— Start —

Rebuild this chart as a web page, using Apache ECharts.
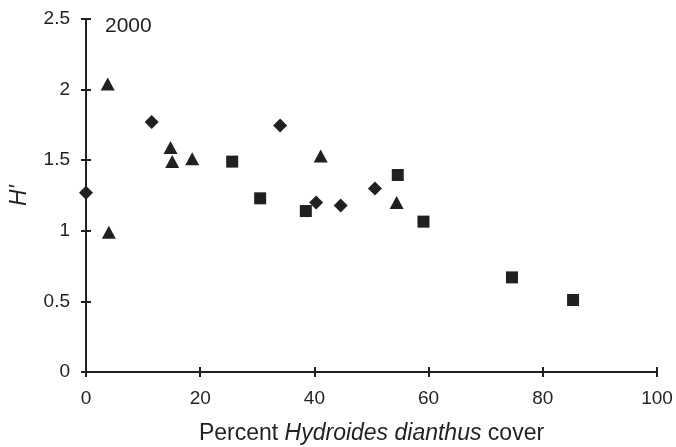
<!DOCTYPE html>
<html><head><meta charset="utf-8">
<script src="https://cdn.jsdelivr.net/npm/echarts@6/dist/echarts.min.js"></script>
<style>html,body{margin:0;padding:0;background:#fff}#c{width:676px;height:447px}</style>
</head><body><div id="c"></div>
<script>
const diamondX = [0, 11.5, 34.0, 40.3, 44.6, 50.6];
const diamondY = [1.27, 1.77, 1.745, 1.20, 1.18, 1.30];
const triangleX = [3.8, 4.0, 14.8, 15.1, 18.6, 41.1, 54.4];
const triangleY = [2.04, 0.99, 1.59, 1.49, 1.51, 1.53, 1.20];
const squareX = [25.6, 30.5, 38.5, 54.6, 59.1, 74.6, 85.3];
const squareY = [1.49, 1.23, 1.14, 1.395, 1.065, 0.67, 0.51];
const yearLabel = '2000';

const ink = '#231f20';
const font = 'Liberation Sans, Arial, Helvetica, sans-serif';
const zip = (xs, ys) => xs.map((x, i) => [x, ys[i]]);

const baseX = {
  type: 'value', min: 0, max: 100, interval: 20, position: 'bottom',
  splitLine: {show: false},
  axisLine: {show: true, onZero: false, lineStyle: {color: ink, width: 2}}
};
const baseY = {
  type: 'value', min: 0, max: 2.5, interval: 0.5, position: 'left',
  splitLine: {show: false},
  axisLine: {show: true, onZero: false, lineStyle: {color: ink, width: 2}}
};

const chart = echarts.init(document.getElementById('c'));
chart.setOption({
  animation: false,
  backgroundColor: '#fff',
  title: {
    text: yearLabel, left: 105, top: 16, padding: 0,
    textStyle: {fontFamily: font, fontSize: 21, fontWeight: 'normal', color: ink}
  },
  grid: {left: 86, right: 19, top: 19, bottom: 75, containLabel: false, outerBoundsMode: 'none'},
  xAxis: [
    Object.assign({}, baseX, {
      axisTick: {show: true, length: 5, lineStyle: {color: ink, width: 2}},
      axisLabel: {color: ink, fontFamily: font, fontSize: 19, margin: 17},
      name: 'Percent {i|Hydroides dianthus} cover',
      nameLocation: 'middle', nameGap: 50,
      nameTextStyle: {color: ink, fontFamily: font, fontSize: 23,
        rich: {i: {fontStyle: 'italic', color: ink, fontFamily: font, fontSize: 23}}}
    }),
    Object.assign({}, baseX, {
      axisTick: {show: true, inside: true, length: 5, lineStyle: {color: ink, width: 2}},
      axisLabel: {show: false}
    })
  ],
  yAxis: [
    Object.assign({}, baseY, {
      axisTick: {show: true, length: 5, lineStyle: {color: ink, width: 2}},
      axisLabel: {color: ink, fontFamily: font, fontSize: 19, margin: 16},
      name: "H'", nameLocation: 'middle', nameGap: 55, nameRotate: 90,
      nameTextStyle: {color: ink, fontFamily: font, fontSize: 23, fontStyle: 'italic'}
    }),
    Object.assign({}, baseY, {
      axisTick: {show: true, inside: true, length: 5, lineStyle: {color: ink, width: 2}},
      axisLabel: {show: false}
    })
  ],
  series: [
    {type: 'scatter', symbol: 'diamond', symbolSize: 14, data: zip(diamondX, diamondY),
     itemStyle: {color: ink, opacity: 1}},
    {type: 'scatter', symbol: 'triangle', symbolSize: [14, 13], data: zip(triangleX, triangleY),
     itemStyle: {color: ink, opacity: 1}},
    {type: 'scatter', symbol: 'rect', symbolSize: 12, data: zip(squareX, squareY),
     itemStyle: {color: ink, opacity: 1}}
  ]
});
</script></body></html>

— End —

- Set exercise
Return the material word for word. Pictures are not part of the copy.

- Expected answer
Rebuild this chart as a web page, using Apache ECharts.
<!DOCTYPE html>
<html><head><meta charset="utf-8">
<script src="https://cdn.jsdelivr.net/npm/echarts@6/dist/echarts.min.js"></script>
<style>html,body{margin:0;padding:0;background:#fff}#c{width:676px;height:447px}</style>
</head><body><div id="c"></div>
<script>
const diamondX = [0, 11.5, 34.0, 40.3, 44.6, 50.6];
const diamondY = [1.27, 1.77, 1.745, 1.20, 1.18, 1.30];
const triangleX = [3.8, 4.0, 14.8, 15.1, 18.6, 41.1, 54.4];
const triangleY = [2.04, 0.99, 1.59, 1.49, 1.51, 1.53, 1.20];
const squareX = [25.6, 30.5, 38.5, 54.6, 59.1, 74.6, 85.3];
const squareY = [1.49, 1.23, 1.14, 1.395, 1.065, 0.67, 0.51];
const yearLabel = '2000';

const ink = '#231f20';
const font = 'Liberation Sans, Arial, Helvetica, sans-serif';
const zip = (xs, ys) => xs.map((x, i) => [x, ys[i]]);

const baseX = {
  type: 'value', min: 0, max: 100, interval: 20, position: 'bottom',
  splitLine: {show: false},
  axisLine: {show: true, onZero: false, lineStyle: {color: ink, width: 2}}
};
const baseY = {
  type: 'value', min: 0, max: 2.5, interval: 0.5, position: 'left',
  splitLine: {show: false},
  axisLine: {show: true, onZero: false, lineStyle: {color: ink, width: 2}}
};

const chart = echarts.init(document.getElementById('c'));
chart.setOption({
  animation: false,
  backgroundColor: '#fff',
  title: {
    text: yearLabel, left: 105, top: 16, padding: 0,
    textStyle: {fontFamily: font, fontSize: 21, fontWeight: 'normal', color: ink}
  },
  grid: {left: 86, right: 19, top: 19, bottom: 75, containLabel: false, outerBoundsMode: 'none'},
  xAxis: [
    Object.assign({}, baseX, {
      axisTick: {show: true, length: 5, lineStyle: {color: ink, width: 2}},
      axisLabel: {color: ink, fontFamily: font, fontSize: 19, margin: 17},
      name: 'Percent {i|Hydroides dianthus} cover',
      nameLocation: 'middle', nameGap: 50,
      nameTextStyle: {color: ink, fontFamily: font, fontSize: 23,
        rich: {i: {fontStyle: 'italic', color: ink, fontFamily: font, fontSize: 23}}}
    }),
    Object.assign({}, baseX, {
      axisTick: {show: true, inside: true, length: 5, lineStyle: {color: ink, width: 2}},
      axisLabel: {show: false}
    })
  ],
  yAxis: [
    Object.assign({}, baseY, {
      axisTick: {show: true, length: 5, lineStyle: {color: ink, width: 2}},
      axisLabel: {color: ink, fontFamily: font, fontSize: 19, margin: 16},
      name: "H'", nameLocation: 'middle', nameGap: 55, nameRotate: 90,
      nameTextStyle: {color: ink, fontFamily: font, fontSize: 23, fontStyle: 'italic'}
    }),
    Object.assign({}, baseY, {
      axisTick: {show: true, inside: true, length: 5, lineStyle: {color: ink, width: 2}},
      axisLabel: {show: false}
    })
  ],
  series: [
    {type: 'scatter', symbol: 'diamond', symbolSize: 14, data: zip(diamondX, diamondY),
     itemStyle: {color: ink, opacity: 1}},
    {type: 'scatter', symbol: 'triangle', symbolSize: [14, 13], data: zip(triangleX, triangleY),
     itemStyle: {color: ink, opacity: 1}},
    {type: 'scatter', symbol: 'rect', symbolSize: 12, data: zip(squareX, squareY),
     itemStyle: {color: ink, opacity: 1}}
  ]
});
</script></body></html>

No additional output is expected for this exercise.